After the core chips came in, they've been struggling to keep up.
 
To be honest, and correct me if I'm wrong, AMD has technically never really been in the high-end CPU market

You must be really young to not remember... but the Athlon 64 was faster than anything Intel had at the time. Core 2 Duo knocked it off the top spot, and since then AMD hasn't been doing too well. But since the 90's AMD and Intel have traded blows for the top spot in CPU performance.
 
You have a short memory... :p

Those are only from the last couple of years... Athlon vs Pentium 4

After the core chips came in, they've been struggling to keep up.

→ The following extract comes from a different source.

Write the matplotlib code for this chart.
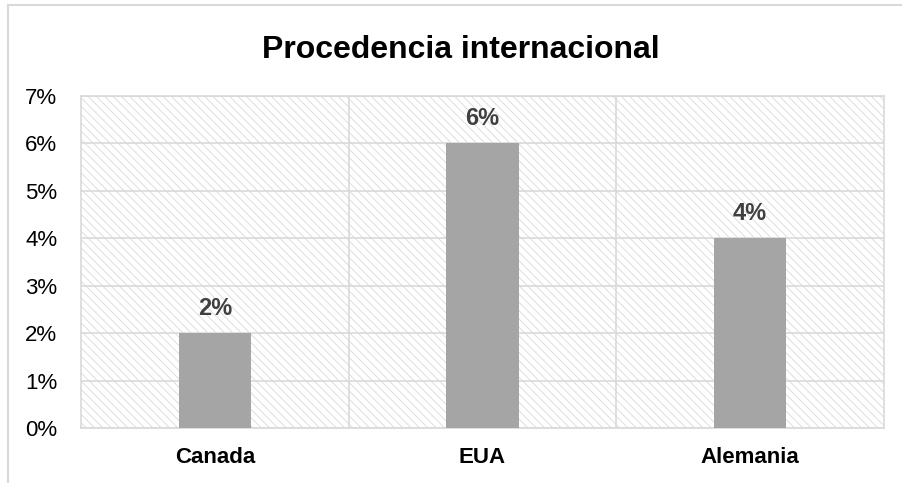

You must be really young to not remember... but the Athlon 64 was faster than anything Intel had at the time. Core 2 Duo knocked it off the top spot, and since then AMD hasn't been doing too well. But since the 90's AMD and Intel have traded blows for the top spot in CPU performance.

My bad :P. I literally only came taking an interest into computers just a little over a year ago so most of this I won't know. Only most of the things happening over the last year. But you never stop learning! :)

EDIT: I put an edit into my OP too.
 
this is all smalch, AMD is commited through to Q4 2013 minimum with piledriver and excavator, and running with excavator through 2014 with a refresh at least Q3 2014.

by that time a lot could have changed, in this market
 
that would be really sad but as other said it doesn't say anywere amd will stop alltogether to make desktop cpus. If anything i enjoyed being able to cook some eggs on the heatsink of my amd cpus for a while :D
 
Just edited my post to make it more clear that AMD are not leaving the desktop market! But focusing less on the high-end desktop CPU's. It's more about servers, SoC's (System on a Chip) and APU's from here on.

I probably shouldn't have used that title actually... didn't finished reading all the articles first :rolleyes:
 
Basically what they're saying is ''We're not as good as Intel so don't raise your expectations up high, we'll be concentrating on the lower-end market which we'll also fail at to Intel''.
 
What I don't completely understand is why they can't reverse engineer one of Intel's faster chips, see how it works, adjust it to get away from breaking any patents and make it their own.

I guess Intel's very good at obtaining the right patents to prevent this?

Could be my lack of comprehension of chip design...
 
AMD fanboys reaching new lows? Because AMD can not compete it does not mean that desktops are dying lol. Intel posted record breaking sales on desktop cpus so what kind of non sense is this? Anyway, bye AMD you will not be missed.